Dr. Wachs' research focuses on the catalysis science of mixed metal oxides (supported metal oxides , bulk metal oxides, polyoxometalates, zeolites and molecular sieves) for numerous catalytic applications (selective oxidation for manufacture of value-added chemicals, environmental catalysis (selective catalytic reduction of NOx and SOx), hydrocarbon conversion by solid acid catalysts for increased fuel energy content, olefin metathesis for on demand production of scarce propylene, olefin polymerization, conversion of methane to liquid aromatic fuels, oxidative coupling of methane to ethylene (the most important intermediate for the chemical industry), biomass pyrolysis for production of liquid fuels, conversion of bioethanol to butadiene for manufacture of green tires (biomass-to-tires), water-gas shift for production of hydrogen and photocatalytic splitting of water for clean hydrogen.
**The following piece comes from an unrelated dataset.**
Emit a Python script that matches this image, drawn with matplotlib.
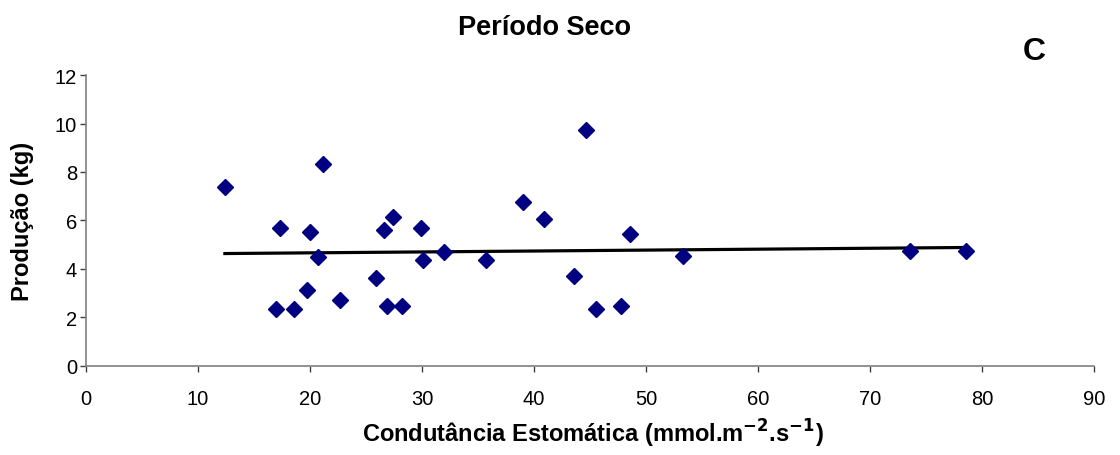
import numpy as np
import matplotlib
matplotlib.use("Agg")
import matplotlib.pyplot as plt

plt.rcParams['font.family'] = ['Liberation Sans', 'DejaVu Sans']

# condutancia estomatica (mmol m-2 s-1) vs producao (kg), periodo seco
cond = [12.4, 17.0, 17.3, 18.6, 19.7, 20.0, 20.7, 21.2, 22.7, 25.9, 26.6,
        26.9, 27.4, 28.2, 29.9, 30.1, 32.0, 35.7, 39.0, 40.9, 43.6, 44.6,
        45.5, 47.8, 48.6, 53.3, 73.6, 78.6]
prod = [7.39, 2.34, 5.67, 2.34, 3.13, 5.51, 4.49, 8.33, 2.73, 3.63, 5.60,
        2.48, 6.15, 2.48, 5.69, 4.36, 4.68, 4.36, 6.77, 6.06, 3.72, 9.73,
        2.34, 2.48, 5.44, 4.52, 4.75, 4.75]

x = np.array(cond)
y = np.array(prod)
coef = np.polyfit(x, y, 1)
xl = np.array([x.min(), x.max()])

fig = plt.figure(figsize=(11.2, 4.56), dpi=100)
ax = fig.add_axes([0.0768, 0.196, 0.900, 0.637])

ax.plot(xl, np.polyval(coef, xl), color='black', lw=2.3, zorder=2)
ax.plot(x, y, ls='none', marker='D', ms=8, color='#000080', zorder=3)

ax.set_xlim(0, 90)
ax.set_ylim(0, 12)
ax.set_xticks(np.arange(0, 91, 10))
ax.set_yticks(np.arange(0, 13, 2))
ax.tick_params(labelsize=14.5, length=4.5, width=1, color='#404040')
ax.tick_params(axis='x', pad=12)
ax.tick_params(axis='y', pad=2)

for s in ['top', 'right']:
    ax.spines[s].set_visible(False)
for s in ['left', 'bottom']:
    ax.spines[s].set_color('#808080')
    ax.spines[s].set_linewidth(1.2)

ax.set_ylabel('Produção (kg)', fontsize=17, fontweight='bold',
              va='center', ha='center')
ax.yaxis.set_label_coords(-0.0635, 0.5)
ax.set_xlabel('Condutância Estomática (mmol.m$^{\\mathbf{-2}}$.s$^{\\mathbf{-1}}$)',
              fontsize=17, fontweight='bold', va='center', ha='center')
ax.xaxis.set_label_coords(0.5025, -0.23)
fig.text(0.486, 0.938, 'Período Seco', ha='center', va='center',
         fontsize=19.5, fontweight='bold')
fig.text(0.923, 0.887, 'C', ha='center', va='center',
         fontsize=23, fontweight='bold')

fig.savefig('out.png', dpi=100)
His research aims to identify the catalytic active sites present on the heterogeneous catalyst surface to allow establishment of fundamental structure-activity/selectivity relationships that will guide the rational design of advanced catalysts. The research approach taken by the Wachs group is to simultaneously monitor the surface of the catalyst with spectroscopy under reaction conditions and online analysis of reactant conversion and product selectivity with online GC/mass spectrometer analysis. This new methodology has been termed operando spectroscopy and is allowing for the unprecedented development of molecular level structure-activity/selectivity relationships for catalysts.

The spectroscopic techniques employed by the Wachs group for determination of the catalytic active sites and surface reaction intermediates are Raman, infrared (IR), ultraviolet- visible (UV-vis), X-ray Absorption Spectroscopy (XANES/EXAFS), Nuclear Magnetic Resonance (NMR), Electron Paramagnetic Resonance (EPR) and Temperature Programmed Surface Reaction (TPSR). Isotopic labeling of Deuterium (heavy Hydrogen-2), Oxygen-18, Nitrogen-15 and Carbon-13 is also used to track reaction pathways, ascertain rate-determining-steps, and distinguish between spectator species and actual surface reaction intermediates.

The U.S. Environmental Protection Agency has previously honored Wachs with a Clean Air Excellence Award for his catalytic process that converts paper-mill pollutants into a usable, valuable product--formaldehyde--for manufacture of resins used in particle board. The American Chemical Society (ACS) has granted Wachs its George A. Olah Award for achievements in hydrocarbon and petroleum chemistry, and the American Institute of Chemical Engineering (AIChE) has previously honored Wachs with the Catalysis and Reaction Engineering Division Practice Award. He is also recipient of multiple awards from local catalysis societies in Michigan, New York, Chicago and Philadelphia. In 2011, he was named a Fellow of the American Chemical Society (ACS), the highest honor bestowed by the society. In 2012, he was recognized with a Humboldt Research Award from the Alexander von Humbolt Foundation of Germany, and the Vanadis Award from the International Vanadium Chemistry Organization. Wachs has published more than 300 highly cited technical articles (H index of >90) and holds more than three dozen patents.